Everywhere teens turn, they hear versions of the same party line. I am reminded of the enormously successful movie Grease, which subtly helped to weaken what was left of traditional morality. It was released in 1978 but set in the 1950s as a fluffy, glitzy, relatively tame musical about teenage love. The film starred John Travolta as Danny Zuko, a big man on campus who made the girls swoon. Olivia Newton-John played a cute little blonde named Sandy who was a newcomer from Australia. Clearly, she didn't know the ropes. She was a "good girl" who usually dressed in white or pale yellow. Every other girl at Rydell High seemed to be having more fun than she was, and in fact, her new friends were concerned about Sandy's embarrassing innocence. They invited her to a sleepover to toughen her up.
Sandy's virginity was the focal point of the party. When one of the girls, Frenchy, offered to pierce Sandy's ears, another girl handed her a "virginity pin" to penetrate the lobe. Get it? The blood was symbolic of the loss of virtue. The girls introduced Sandy to wine and smoking, which sent her scurrying into the bathroom to throw up. While she was inside, the brashest member of the clique, Rizzo, said, "Little goody two shoes makes me wanna barf." Then she put on a blonde wig and began to sing, mockingly:
Look at me, I'm Sandra Dee, lousy with virginity.
Won't go to bed till I'm legally wed,
I can't, I'm Sandra Dee.
The lyrics went on to lampoon Sandy's good-girl image. The relationship between Sandy and Danny continued to go sour in the days that followed. He took her to a drive-in movie and gave her his school ring. "That means so much to me," she said. "It means you respect me." Then Zuko made his move. He tried to touch Sandy's breast and then pinned her down on the front seat of his car. Sandy screamed and struggled free, then stumbled from the car. The incident frustrated Zuko and caused a rift between them, after which they drifted apart. Sandy was very confused by what was happening.
Then a drag race was staged at the Los Angeles River, pitting Zuko against his rival. Sandy is seen sitting in the distance and thinking about what had gone wrong in their relationship. Suddenly, it hit her. She realized she was altogether "too good." That led her to sing Rizzo's sleepover song sadly,
Wholesome and pure, oh so scared and unsure,
A poor man's Sandra Dee.
The last words of the song are, "Good-bye to Sandra Dee."19 Remember that Sandy was said to be "lousy with virginity." That was the big problem.
Sandy knew exactly what she had to do.

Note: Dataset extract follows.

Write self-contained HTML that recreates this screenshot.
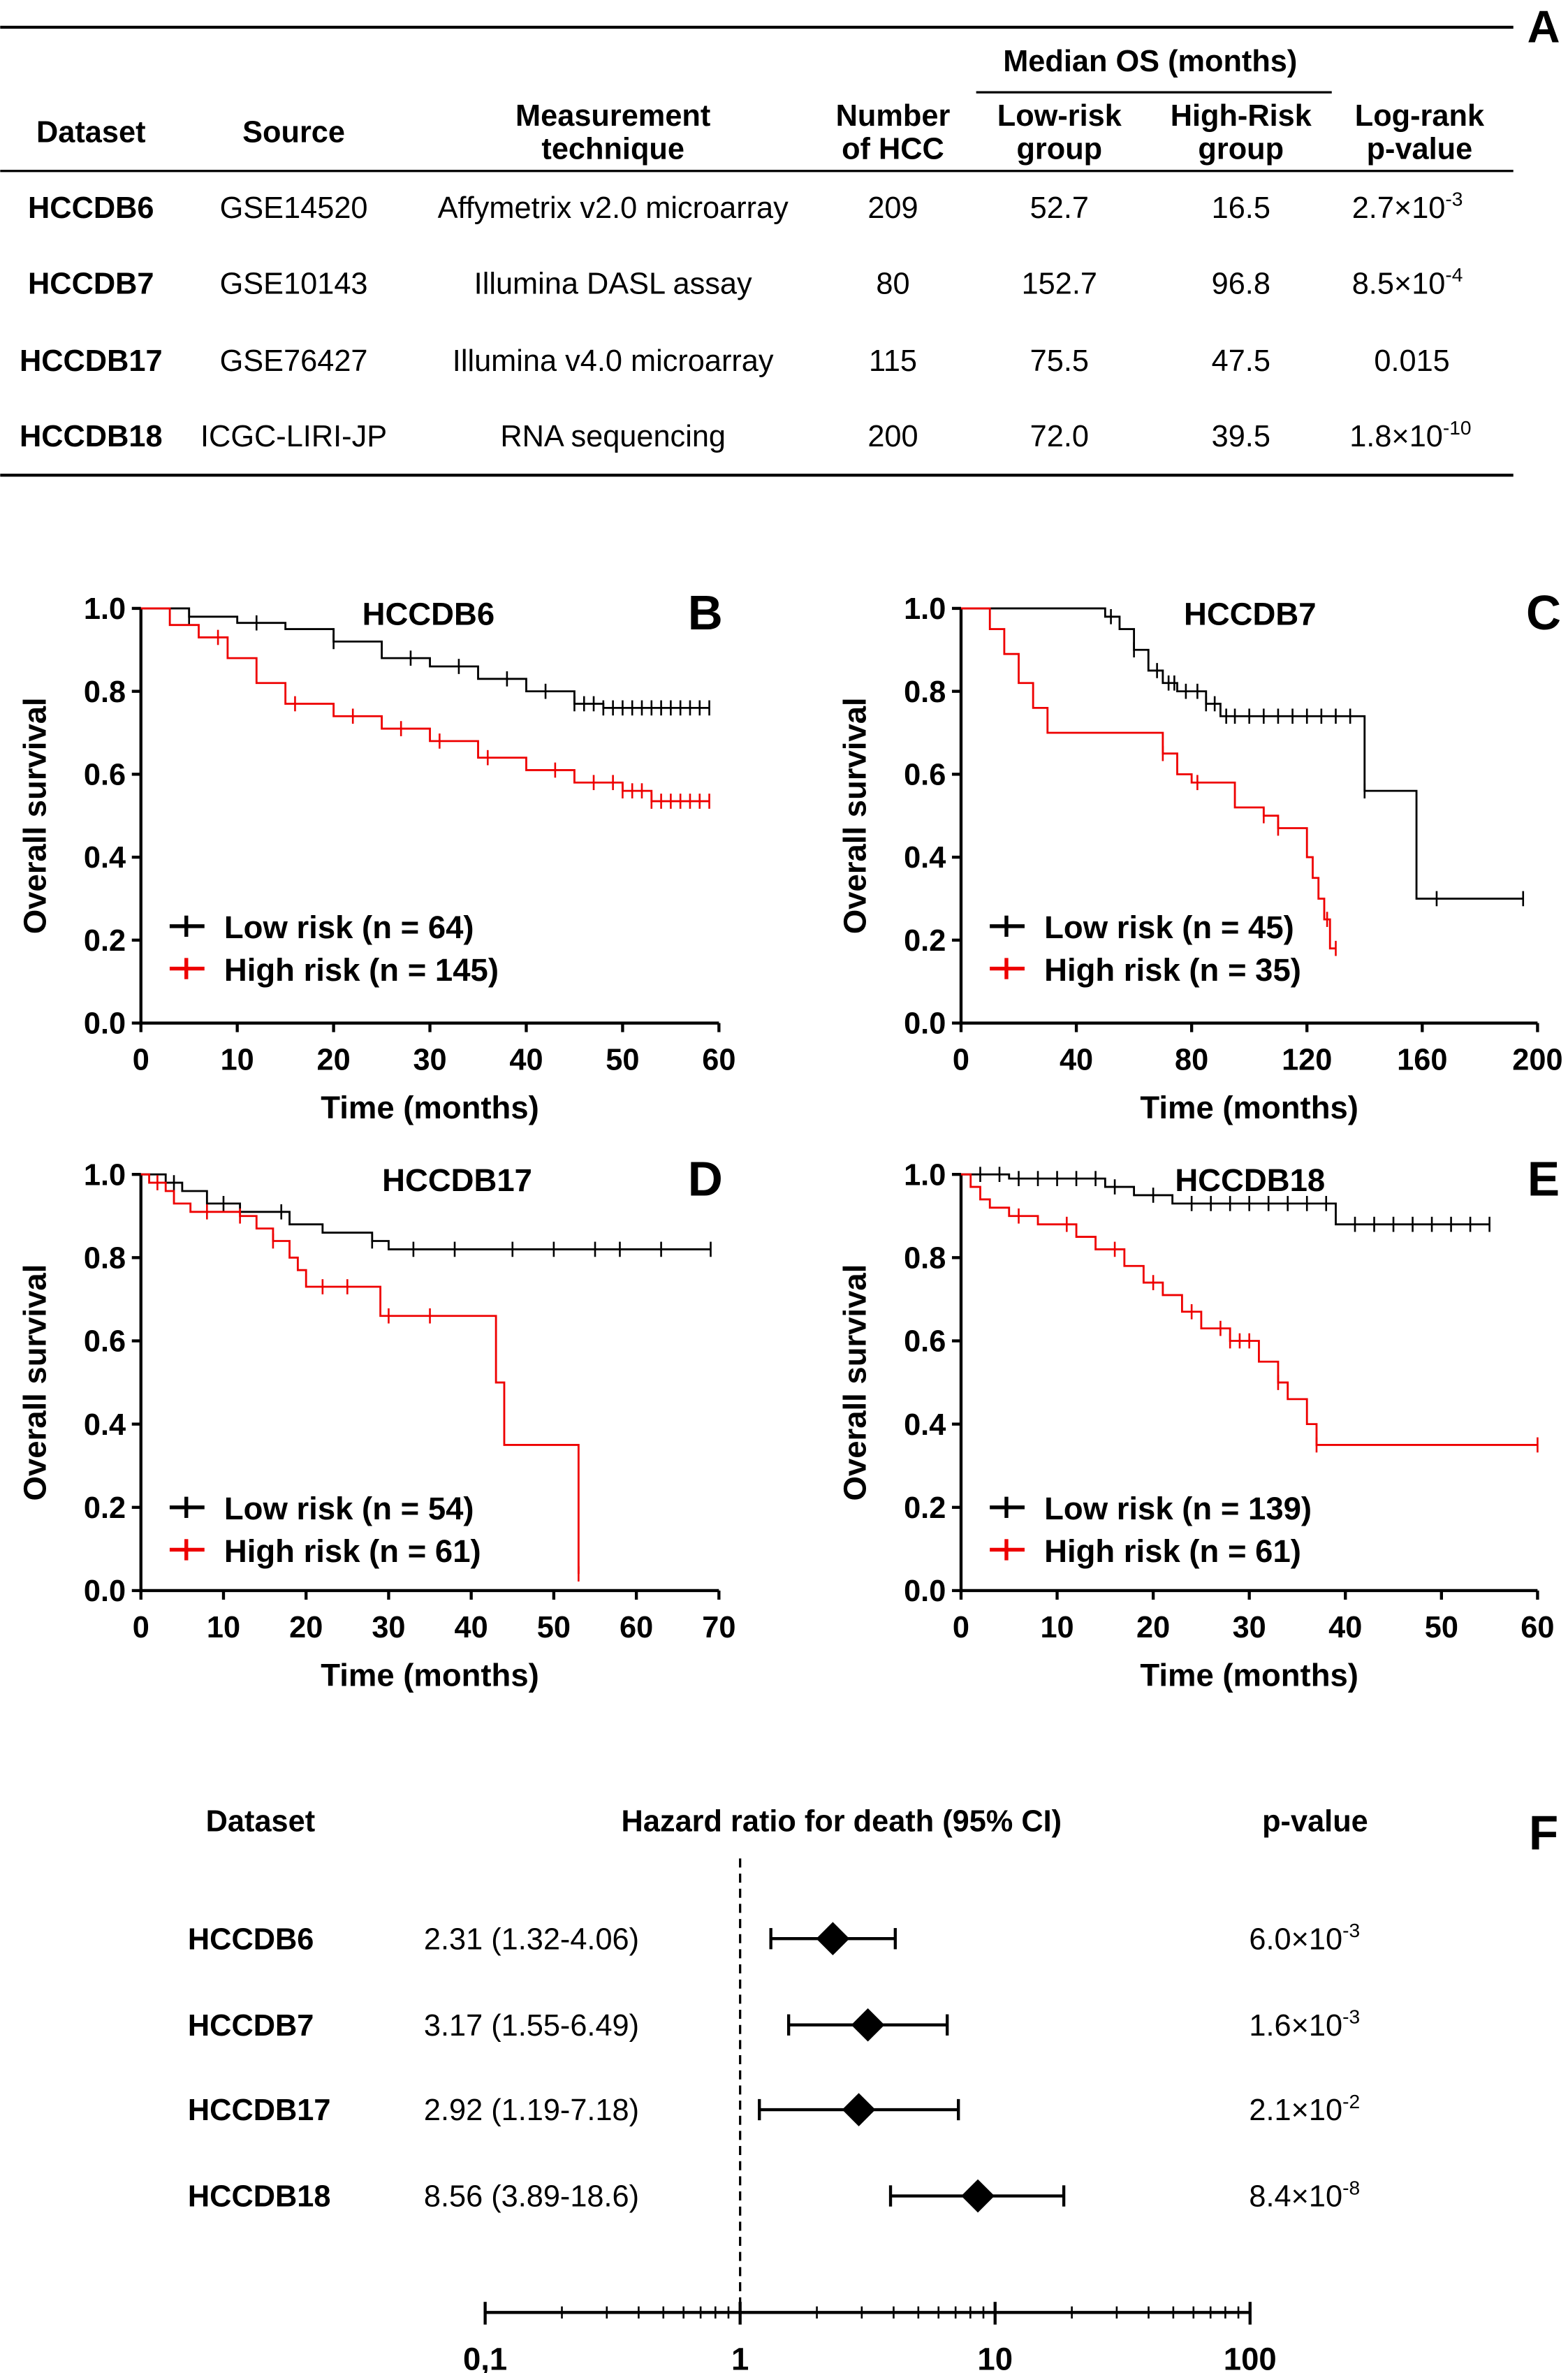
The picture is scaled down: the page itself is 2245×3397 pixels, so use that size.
<!DOCTYPE html>
<html><head><meta charset="utf-8"><style>
html,body{margin:0;padding:0;background:#fff}
svg{display:block;font-family:"Liberation Sans",Arial,sans-serif}
</style></head><body>
<svg id="fig" width="2245" height="3397" viewBox="0 0 1036 1568" xmlns="http://www.w3.org/2000/svg">
<g id="table" font-size="20" text-anchor="middle">
<line x1="0" y1="18" x2="1000" y2="18" stroke="#000" stroke-width="2"/>
<text x="1020" y="28" font-size="30" font-weight="bold">A</text>
<text x="760" y="47" font-weight="bold">Median OS (months)</text>
<line x1="645" y1="61" x2="880" y2="61" stroke="#000" stroke-width="1.5"/>
<g font-weight="bold">
<text x="60" y="94">Dataset</text><text x="194" y="94">Source</text>
<text x="405" y="83">Measurement</text><text x="405" y="105">technique</text>
<text x="590" y="83">Number</text><text x="590" y="105">of HCC</text>
<text x="700" y="83">Low-risk</text><text x="700" y="105">group</text>
<text x="820" y="83">High-Risk</text><text x="820" y="105">group</text>
<text x="938" y="83">Log-rank</text><text x="938" y="105">p-value</text>
</g>
<line x1="0" y1="113" x2="1000" y2="113" stroke="#000" stroke-width="1.5"/>
<g>
<text x="60" y="144" font-weight="bold">HCCDB6</text><text x="194" y="144">GSE14520</text><text x="405" y="144">Affymetrix v2.0 microarray</text><text x="590" y="144">209</text><text x="700" y="144">52.7</text><text x="820" y="144">16.5</text><text x="930" y="144">2.7×10<tspan font-size="13" dy="-8">-3</tspan></text>
<text x="60" y="194" font-weight="bold">HCCDB7</text><text x="194" y="194">GSE10143</text><text x="405" y="194">Illumina DASL assay</text><text x="590" y="194">80</text><text x="700" y="194">152.7</text><text x="820" y="194">96.8</text><text x="930" y="194">8.5×10<tspan font-size="13" dy="-8">-4</tspan></text>
<text x="60" y="245" font-weight="bold">HCCDB17</text><text x="194" y="245">GSE76427</text><text x="405" y="245">Illumina v4.0 microarray</text><text x="590" y="245">115</text><text x="700" y="245">75.5</text><text x="820" y="245">47.5</text><text x="933" y="245">0.015</text>
<text x="60" y="295" font-weight="bold">HCCDB18</text><text x="194" y="295">ICGC-LIRI-JP</text><text x="405" y="295">RNA sequencing</text><text x="590" y="295">200</text><text x="700" y="295">72.0</text><text x="820" y="295">39.5</text><text x="932" y="295">1.8×10<tspan font-size="13" dy="-8">-10</tspan></text>
</g>
<line x1="0" y1="314" x2="1000" y2="314" stroke="#000" stroke-width="2"/>
</g>
</svg>
<script>
// ---- KM data ----
const bLowT=[0,5,10,15,20,25,30,35,40,45,48,59];
const bLowS=[1,0.98,0.965,0.95,0.92,0.88,0.86,0.83,0.80,0.77,0.76,0.76];
const bLowC=[5,12,20,28,33,38,42,45,46,47,48,49,50,51,52,53,54,55,56,57,58,59];
const bHighT=[0,3,6,9,12,15,20,25,30,35,40,45,50,53,59];
const bHighS=[1,0.96,0.93,0.88,0.82,0.77,0.74,0.71,0.68,0.64,0.61,0.58,0.56,0.535,0.535];
const bHighC=[8,16,22,27,31,36,43,47,49,50,51,52,53,54,55,56,57,58,59];
const cLowT=[0,50,55,60,65,70,75,85,90,140,158,195];
const cLowS=[1,0.98,0.95,0.9,0.85,0.82,0.8,0.77,0.74,0.56,0.30,0.30];
const cLowC=[52,60,68,72,74,78,82,85,88,92,95,100,105,110,115,120,125,130,135,140,165,195];
const cHighT=[0,10,15,20,25,30,70,75,80,95,105,110,120,122,124,126,128,130];
const cHighS=[1,0.95,0.89,0.82,0.76,0.7,0.65,0.6,0.58,0.52,0.5,0.47,0.4,0.35,0.3,0.25,0.18,0.18];
const cHighC=[70,82,105,110,127,130];
const dLowT=[0,3,5,8,12,18,22,28,30,69];
const dLowS=[1,0.98,0.96,0.93,0.91,0.88,0.86,0.84,0.82,0.82];
const dLowC=[4,10,17,28,33,38,45,50,55,58,63,69];
const dHighT=[0,1,3,4,6,12,14,16,18,19,20,29,43,44,53];
const dHighS=[1,0.98,0.96,0.93,0.91,0.9,0.87,0.84,0.8,0.77,0.73,0.66,0.5,0.35,0.04];
const dHighC=[2,8,12,16,22,25,30,35,53];
const eLowT=[0,5,15,18,22,39,55];
const eLowS=[1,0.99,0.97,0.95,0.93,0.88,0.88];
const eLowC=[2,4,6,8,10,12,14,16,20,24,26,28,30,32,34,36,38,41,43,45,47,49,51,53,55];
const eHighT=[0,1,2,3,5,8,12,14,17,19,21,23,25,28,31,33,34,36,37,60];
const eHighS=[1,0.97,0.94,0.92,0.9,0.88,0.85,0.82,0.78,0.74,0.71,0.67,0.63,0.6,0.55,0.5,0.46,0.4,0.35,0.35];
const eHighC=[6,11,16,20,24,27,28,29,30,33,37,60];
// ---- Forest data ----
const fNames=["HCCDB6","HCCDB7","HCCDB17","HCCDB18"];
const fHR=[2.31,3.17,2.92,8.56];
const fLo=[1.32,1.55,1.19,3.89];
const fHi=[4.06,6.49,7.18,18.6];
const fLabels=["2.31 (1.32-4.06)","3.17 (1.55-6.49)","2.92 (1.19-7.18)","8.56 (3.89-18.6)"];
const fP=[["6.0×10","-3"],["1.6×10","-3"],["2.1×10","-2"],["8.4×10","-8"]];
const fTicks=[0.1,1,10,100];
const fTickLabels=["0,1","1","10","100"];

const NS="http://www.w3.org/2000/svg";
const svg=document.getElementById('fig');
function el(tag,attrs,parent,txt){const e=document.createElementNS(NS,tag);for(const k in attrs)e.setAttribute(k,attrs[k]);if(txt!==undefined)e.textContent=txt;(parent||svg).appendChild(e);return e;}

function panel(o){
  const g=el('g',{});
  
  
  const sx=t=>o.x0+(t-0)/(o.xmax)*(o.x1-o.x0);
  const sy=s=>o.y0-(s)*(o.y0-o.y1);
  el('line',{x1:o.x0,y1:o.y0,x2:o.x1,y2:o.y0,stroke:'#000','stroke-width':2},g);
  el('line',{x1:o.x0,y1:o.y0,x2:o.x0,y2:o.y1,stroke:'#000','stroke-width':2},g);
  for(let v=0;v<=1.0001;v+=0.2){
    el('line',{x1:o.x0-6,y1:sy(v),x2:o.x0,y2:sy(v),stroke:'#000','stroke-width':2},g);
    el('text',{x:o.x0-10,y:sy(v)+7,'text-anchor':'end','font-size':20,'font-weight':'bold'},g,v.toFixed(1));
  }
  for(let v=0;v<=o.xmax;v+=o.xstep){
    el('line',{x1:sx(v),y1:o.y0,x2:sx(v),y2:o.y0+6,stroke:'#000','stroke-width':2},g);
    el('text',{x:sx(v),y:o.y0+31,'text-anchor':'middle','font-size':20,'font-weight':'bold'},g,String(v));
  }
  const yl=el('text',{x:0,y:0,'text-anchor':'middle','font-size':21,'font-weight':'bold',transform:`translate(${o.x0-63},${(o.y0+o.y1)/2}) rotate(-90)`},g,'Overall survival');
  
  
  const xl=el('text',{x:(o.x0+o.x1)/2,y:o.y0+63,'text-anchor':'middle','font-size':21,'font-weight':'bold'},g,'Time (months)');
  
  
  el('text',{x:o.tx,y:o.y1+11,'text-anchor':'middle','font-size':21,'font-weight':'bold'},g,o.title);
  el('text',{x:o.lx,y:o.y1+14,'text-anchor':'middle','font-size':32,'font-weight':'bold'},g,o.letter);
  const series=[[o.lowT,o.lowS,o.lowC,'#000'],[o.highT,o.highS,o.highC,'#e00']];
  series.forEach((s,i)=>{
    const [T,S,C,col]=s;
    let d=`M${sx(T[0])},${sy(S[0])}`;
    for(let k=1;k<T.length;k++){d+=` H${sx(T[k])} V${sy(S[k])}`;}
    const p=el('path',{d,fill:'none',stroke:col,'stroke-width':1.3},g);
    
    
    C.forEach(c=>{
      let sv=S[0];for(let k=0;k<T.length;k++)if(T[k]<=c)sv=S[k];
      el('line',{x1:sx(c),y1:sy(sv)-5,x2:sx(c),y2:sy(sv)+5,stroke:col,'stroke-width':1.2},g);
    });
    const ly=o.legY+i*28;
    el('line',{x1:o.x0+19,y1:ly,x2:o.x0+42,y2:ly,stroke:col,'stroke-width':2.5},g);
    el('line',{x1:o.x0+30,y1:ly-7,x2:o.x0+30,y2:ly+7,stroke:col,'stroke-width':2.5},g);
    const lt=el('text',{x:o.x0+55,y:ly+8,'font-size':21,'font-weight':'bold'},g,i?o.highLab:o.lowLab);
    
    
  });
}
panel({name:'km-plot-hccdb6',x0:93,x1:475,xmax:60,xstep:10,y0:676,y1:402,title:'HCCDB6',tx:283,letter:'B',lx:466,legY:612,lowT:bLowT,lowS:bLowS,lowC:bLowC,highT:bHighT,highS:bHighS,highC:bHighC,lowLab:'Low risk (n = 64)',highLab:'High risk (n = 145)'});
panel({name:'km-plot-hccdb7',x0:635,x1:1016,xmax:200,xstep:40,y0:676,y1:402,title:'HCCDB7',tx:826,letter:'C',lx:1020,legY:612,lowT:cLowT,lowS:cLowS,lowC:cLowC,highT:cHighT,highS:cHighS,highC:cHighC,lowLab:'Low risk (n = 45)',highLab:'High risk (n = 35)'});
panel({name:'km-plot-hccdb17',x0:93,x1:475,xmax:70,xstep:10,y0:1051,y1:776,title:'HCCDB17',tx:302,letter:'D',lx:466,legY:996,lowT:dLowT,lowS:dLowS,lowC:dLowC,highT:dHighT,highS:dHighS,highC:dHighC,lowLab:'Low risk (n = 54)',highLab:'High risk (n = 61)'});
panel({name:'km-plot-hccdb18',x0:635,x1:1016,xmax:60,xstep:10,y0:1051,y1:776,title:'HCCDB18',tx:826,letter:'E',lx:1020,legY:996,lowT:eLowT,lowS:eLowS,lowC:eLowC,highT:eHighT,highS:eHighS,highC:eHighC,lowLab:'Low risk (n = 139)',highLab:'High risk (n = 61)'});

// forest
const fg=el('g',{});


const lx=v=>489+Math.log10(v)*168.5;
el('line',{x1:lx(0.1),y1:1528,x2:lx(100),y2:1528,stroke:'#000','stroke-width':2},fg);
fTicks.forEach((t,i)=>{
  el('line',{x1:lx(t),y1:1521,x2:lx(t),y2:1536,stroke:'#000','stroke-width':2},fg);
  if(i<fTicks.length-1)for(let m=2;m<10;m++)el('line',{x1:lx(t*m),y1:1524,x2:lx(t*m),y2:1532,stroke:'#000','stroke-width':1.2},fg);
  el('text',{x:lx(t),y:1566,'text-anchor':'middle','font-size':21,'font-weight':'bold'},fg,fTickLabels[i]);
});
el('line',{x1:lx(1),y1:1228,x2:lx(1),y2:1528,stroke:'#000','stroke-width':1.5,'stroke-dasharray':'6,4'},fg);
el('text',{x:172,y:1210,'text-anchor':'middle','font-size':20,'font-weight':'bold'},fg,'Dataset');
el('text',{x:556,y:1210,'text-anchor':'middle','font-size':20,'font-weight':'bold'},fg,'Hazard ratio for death (95% CI)');
el('text',{x:869,y:1210,'text-anchor':'middle','font-size':20,'font-weight':'bold'},fg,'p-value');
el('text',{x:1020,y:1222,'text-anchor':'middle','font-size':32,'font-weight':'bold'},fg,'F');
const rowY=[1281,1338,1394,1451];
fNames.forEach((n,i)=>{
  const y=rowY[i];
  el('text',{x:124,y:y+7,'font-size':20,'font-weight':'bold'},fg,n);
  el('text',{x:280,y:y+7,'font-size':20},fg,fLabels[i]);
  const pt=el('text',{x:862,y:y+7,'text-anchor':'middle','font-size':20},fg,fP[i][0]);
  el('tspan',{'font-size':13,dy:-8},pt,fP[i][1]);
  el('line',{x1:lx(fLo[i]),y1:y,x2:lx(fHi[i]),y2:y,stroke:'#000','stroke-width':2},fg);
  el('line',{x1:lx(fLo[i]),y1:y-7,x2:lx(fLo[i]),y2:y+7,stroke:'#000','stroke-width':2},fg);
  el('line',{x1:lx(fHi[i]),y1:y-7,x2:lx(fHi[i]),y2:y+7,stroke:'#000','stroke-width':2},fg);
  const x=lx(fHR[i]);
  const dm=el('polygon',{points:`${x},${y-11} ${x+11},${y} ${x},${y+11} ${x-11},${y}`,fill:'#000'},fg);
  
  
});
</script>
</body></html>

She asked Frenchy to oversee a makeover, and in the next scene a vampish-looking Sandy emerged wearing a leather jacket, skintight leather pants, and spike heels. She saw Zuko and said, "Tell me about it, Stud." They pranced through a dance number at an all-school carnival, at times moving their hips toward each other symbolically to the beat of the music. Then they got into a futuristic car and soared into the clouds while the students at Rydell High danced with glee.20
I have described this entertaining movie in detail, not because it is the worst movie that has ever been produced. It is actually rather tame and quite funny. I have singled out Grease because it subtly and convincingly destroys virginity as a virtue. It illustrates precisely the point Shalit and Liebau make in their books. Being "wholesome and pure, oh so scared and unsure" is how girls are told they will feel if they are too virtuous. To get over it, they need to act like men and be tough, brash, and sexually aggressive.
The movie is still having an impact on younger generations more than thirty years after its release. In fact, it played on cable television twice in my area last night. Girls today, like their predecessors, look to Sandy's character as a role model who teaches them why they also need to get rid of their lousy virginity. Today's girls are warned that they'll never get the attention of guys if they continue to look and act like Sandra Dee. Most of them are too young to have seen the perky actress in movies.
The choices for those kids are stark. They can either join the hookup culture or sit at home waiting for Prince Charming to ride in on his white horse. He will probably never come, anyway. That is the underlying message of Grease, and any dunderhead can understand it.
Frankly, I resent what the entertainment industry has done to the morals of vast numbers of kids. Just consider how many innocent and vulnerable girls are enticed by movies to rush into sexual experiences for which they are totally unprepared. Some conceive babies they can't care for. Some have abortions they will never forget. Some contract incurable sexually transmitted diseases that will plague them for the rest of their lives. Some are irreparably scarred by rejection and heartache. Some will experience troubled marriages that are destined to fail before they even begin. And all of them will face the spiritual consequences of violating God's moral law. Despite what some people believe, His standard of right and wrong has not been repealed.
19.Jim Jacobs and Warren Casey, "Look at Me, I'm Sandra Dee" (1978).
20. Randal Kleiser, Grease (Paramount Pictures, 1978).